Figures 4-6

Figure 4

Baryon drag and its potential dependence. Baryon inertia in the fluid displaces the zero point of the temperature oscillations leading to alternating peak heights as a function of scale at last scattering. The magnitude of the displacement is $R_*\Psi(\eta_*)$, and by removing it the monotonic variation of heights due to the potential envelope is uncovered (upper panel). The fractional effect is of order $R_*\Psi(\eta_*,k)/\Psi(0,k)$ and can be adequately described by the matter transfer function $T(k)$ (lower panel). The model here is CDM with $\Omega_0=1$, $h=1$ and $\Omega_bh^2 = 0.025$.

Figure 5

Uncovering Baryon Drag in a low baryon universe. Diffusion damping obscures the baryon drag signal especially in a low baryon universe (here $\Omega_b h^2=0.075$ in an otherwise standard CDM model).
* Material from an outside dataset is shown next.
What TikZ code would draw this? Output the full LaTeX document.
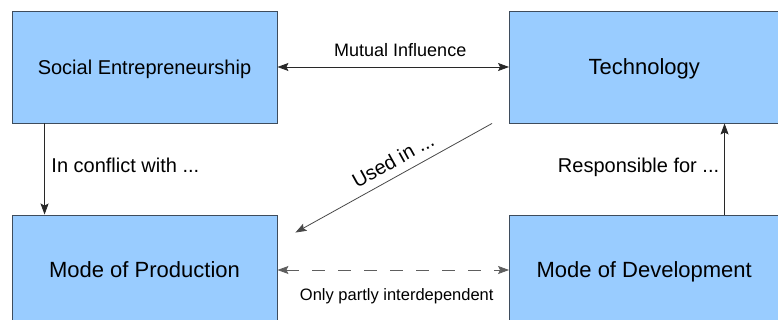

Employing the numerical calibration of the damping tail, we recover the alternations.

Figure 6

Potential Envelope. Decay of the potential due to the self gravity of the photon-baryon fluid drives the oscillator. Comparing two CDM models with differing matter to radiation ratios $\Omega_0 h^2$, we see that the oscillations are multiplied by an envelope that depends on the equality scale $k_{\rm eq} \propto \Omega_0 h^2$.